This post is part of our Q&A series.
A question from graduate students in our Spring 2021 offering of the new course “Targeted Learning in Practice” at UC Berkeley:
Question:
Hi Mark,
I have a question regarding the requirements for asymptotic efficiency of TMLE.
Asymptotic efficiency of TMLE relies on the second-order remainder being negligible. Is this purely a finite-sample concern, or are there potentially parameters of interest where this isn’t true by construction?
Best,
M.M.
Answer:
Hi M.M.,
Thank you for the excellent question.
In the past, this was an asymptotic concern as well, since there were no general
estimators that achieved the critical $n^{-1/4}$
rate of convergence.
Nowadays, we have the highly adaptive lasso (HAL), which achieves $n^{-1/3}$
only assuming that the true function is cadlag with finite sectional variation
norm.
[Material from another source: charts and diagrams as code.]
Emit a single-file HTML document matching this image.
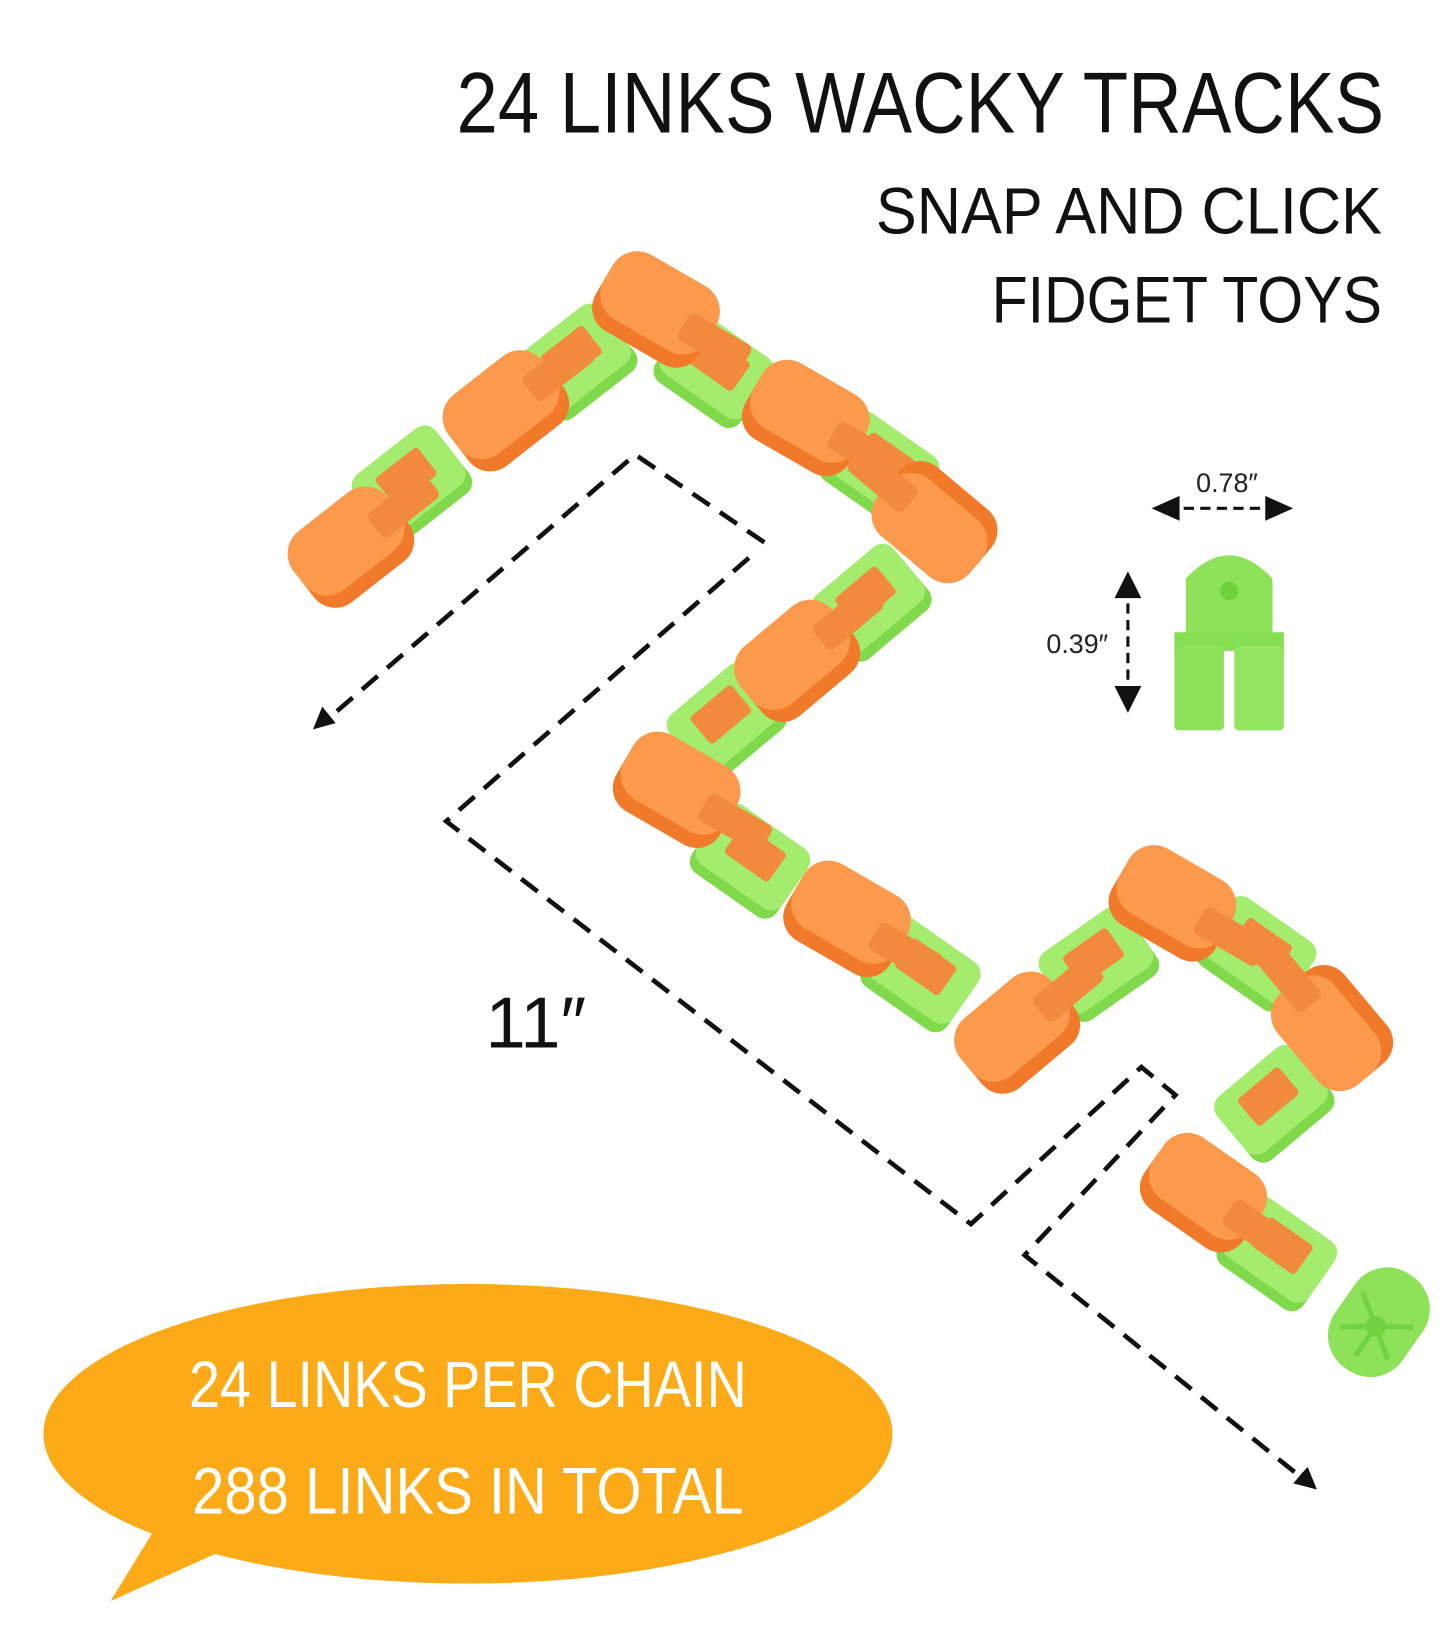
<!DOCTYPE html>
<html><head><meta charset="utf-8"><style>
html,body{margin:0;padding:0;background:#fff;}
svg{display:block;}
text{font-family:"Liberation Sans Narrow","Liberation Sans",sans-serif;}
</style></head><body>
<svg width="1445" height="1625" viewBox="0 0 1399 1573" xmlns="http://www.w3.org/2000/svg">
<defs>
<g id="og">
 <rect x="-58" y="-30" width="116" height="72" rx="26" fill="#f07a2a"/>
 <rect x="-58" y="-44" width="116" height="72" rx="28" fill="#fb9a4c"/>
 <rect x="30" y="-16" width="70" height="30" rx="6" fill="#f28a3e"/>
</g>
<g id="gr">
 <rect x="-50" y="-34" width="100" height="72" rx="14" fill="#7fd94a"/>
 <rect x="-50" y="-42" width="100" height="70" rx="14" fill="#a3ec6e"/>
 <rect x="-26" y="-28" width="52" height="34" rx="4" fill="#f28a3e"/>
</g>
<marker id="ah" markerWidth="10" markerHeight="10" refX="5" refY="5" orient="auto" markerUnits="userSpaceOnUse" viewBox="0 0 10 10"><path d="M0,0 L10,5 L0,10 Z" fill="#111"/></marker>
</defs>

<text x="1340" y="128" font-size="84" text-anchor="end" fill="#111" textLength="898" lengthAdjust="spacingAndGlyphs">24 LINKS WACKY TRACKS</text>
<text x="1338" y="226" font-size="64" text-anchor="end" fill="#111" textLength="490" lengthAdjust="spacingAndGlyphs">SNAP AND CLICK</text>
<text x="1338" y="312" font-size="64" text-anchor="end" fill="#111" textLength="378" lengthAdjust="spacingAndGlyphs">FIDGET TOYS</text>

<g>
<use href="#gr" transform="translate(400,470) rotate(-38)"/>
<use href="#gr" transform="translate(560,352) rotate(-38)"/>
<use href="#gr" transform="translate(690,360) rotate(35)"/>
<use href="#gr" transform="translate(850,455) rotate(35)"/>
<use href="#gr" transform="translate(845,585) rotate(-40)"/>
<use href="#gr" transform="translate(705,700) rotate(-40)"/>
<use href="#gr" transform="translate(725,835) rotate(35)"/>
<use href="#gr" transform="translate(890,945) rotate(35)"/>
<use href="#gr" transform="translate(1065,935) rotate(-35)"/>
<use href="#gr" transform="translate(1215,925) rotate(35)"/>
<use href="#gr" transform="translate(1235,1070) rotate(-40)"/>
<use href="#gr" transform="translate(1235,1215) rotate(35)"/>
</g>
<g transform="translate(1335,1280) rotate(-55)">
 <rect x="-55" y="-40" width="110" height="80" rx="38" fill="#8ee25a"/>
 <circle cx="-5" cy="0" r="10" fill="#6fd13e"/>
 <g stroke="#72d342" stroke-width="5"><line x1="-5" y1="0" x2="-40" y2="0"/><line x1="-5" y1="0" x2="-25" y2="-28"/><line x1="-5" y1="0" x2="-25" y2="28"/><line x1="-5" y1="0" x2="15" y2="-30"/><line x1="-5" y1="0" x2="15" y2="30"/></g>
</g>
<g>
<use href="#og" transform="translate(340,530) rotate(-38)"/>
<use href="#og" transform="translate(490,398) rotate(-38)"/>
<use href="#og" transform="translate(635,300) rotate(30)"/>
<use href="#og" transform="translate(780,405) rotate(30)"/>
<use href="#og" transform="translate(905,505) rotate(-140)"/>
<use href="#og" transform="translate(772,640) rotate(-40)"/>
<use href="#og" transform="translate(655,765) rotate(30)"/>
<use href="#og" transform="translate(820,890) rotate(30)"/>
<use href="#og" transform="translate(985,1000) rotate(-40)"/>
<use href="#og" transform="translate(1135,875) rotate(30)"/>
<use href="#og" transform="translate(1290,995) rotate(-130)"/>
<use href="#og" transform="translate(1165,1155) rotate(35)"/>
</g>

<g fill="none" stroke="#111" stroke-width="4.5" stroke-dasharray="20,12">
<polyline points="740,525 615,440 315,698" marker-end="url(#ah)"/>
<polyline points="725,540 432,795 940,1185 1105,1033 1138,1060 992,1215 1262,1432" marker-end="url(#ah)"/>
</g>
<path d="M303,706 L312,684 L325,700 Z" fill="#111"/>
<path d="M1275,1442 L1252,1436 L1266,1420 Z" fill="#111"/>

<text x="470" y="1014" font-size="70" fill="#111">11″</text>

<g fill="#111">
<line x1="1130" y1="492" x2="1238" y2="492" stroke="#111" stroke-width="3" stroke-dasharray="10,6"/>
<path d="M1115,492 L1142,480 L1142,504 Z"/><path d="M1252,492 L1225,480 L1225,504 Z"/>
<line x1="1092" y1="568" x2="1092" y2="676" stroke="#111" stroke-width="3" stroke-dasharray="10,6"/>
<path d="M1092,553 L1079,579 L1105,579 Z"/><path d="M1092,690 L1079,664 L1105,664 Z"/>
</g>
<text x="1188" y="476" font-size="26" text-anchor="middle" fill="#222">0.78″</text>
<text x="1043" y="632" font-size="26" text-anchor="middle" fill="#222">0.39″</text>
<g>
 <path d="M1148,560 Q1190,515 1232,560 L1232,615 L1148,615 Z" fill="#8ee25a"/>
 <circle cx="1190" cy="572" r="9" fill="#6fd13e"/>
 <rect x="1137" y="612" width="106" height="18" fill="#86de52"/>
 <rect x="1137" y="625" width="48" height="82" rx="4" fill="#8ee25a"/>
 <rect x="1195" y="625" width="48" height="82" rx="4" fill="#93e45e"/>
</g>

<ellipse cx="453" cy="1388" rx="411" ry="145" fill="#fcaa17"/>
<path d="M150,1480 L107,1550 L240,1490 Z" fill="#fcaa17"/>
<text x="453" y="1362" font-size="64" text-anchor="middle" fill="#fff" textLength="540" lengthAdjust="spacingAndGlyphs">24 LINKS PER CHAIN</text>
<text x="453" y="1465" font-size="64" text-anchor="middle" fill="#fff" textLength="534" lengthAdjust="spacingAndGlyphs">288 LINKS IN TOTAL</text>
</svg>
</body></html>
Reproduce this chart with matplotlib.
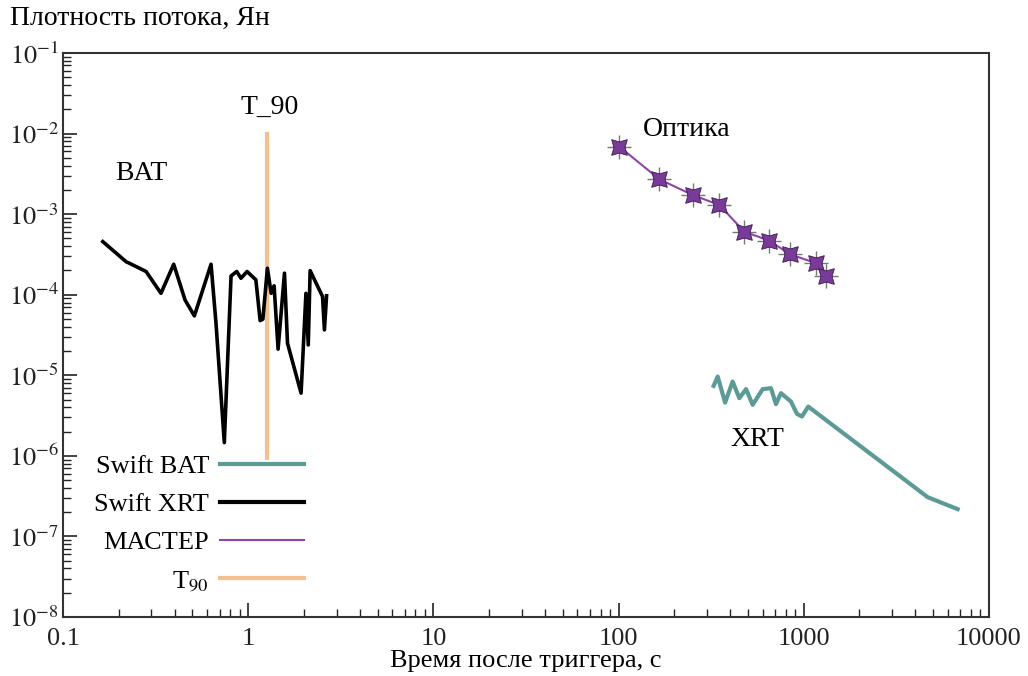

This type of smoothness assumption is weak, so that this should generally
hold making the HAL-TMLE an asymptotically efficient estimator, assuming strong
positivity for the target estimand. On the other hand, we could think about
problems in which the true function has circular-type discontinuities making it
non-cadlag and have infinite variation norm accordingly, or is a continuous
function with infinite variation norm. In such cases, I am not aware of any
estimator that will get us the desired rate of convergence. Nonetheless, we can
still make it work if either $Q(A,W)$
or $g(A \mid W)$
has this desired
smoothness condition satisfied. So $Q(A,W)$
might not, but a TMLE that
estimates $g(A \mid W)$
with undersmoothed HAL would still be asymptotically
efficient if $g(A \mid W)$
is cadlag with finite variation norm. There is also
the option to apply HAL to coordinate transformations which could be learned
from the data, which would make it possible to approximate the true function
with a cadlag function of these transformed covariates. For example, meta-HAL
operates like that and would allow to overcome this if given the right type of
transformations or learners of transformations.
For sure the exact remainder is a finite sample concern. It has motivated the 1) HAL-based bootstrap for HAL and HAL-TMLE; 2) estimation of nuisance functions with HAL so that it solves lots of score equation, knocking out a lot about the exact remainder; and 3) the higher-order TMLE, reducing the exact remainder into a higher-order difference, to name a few.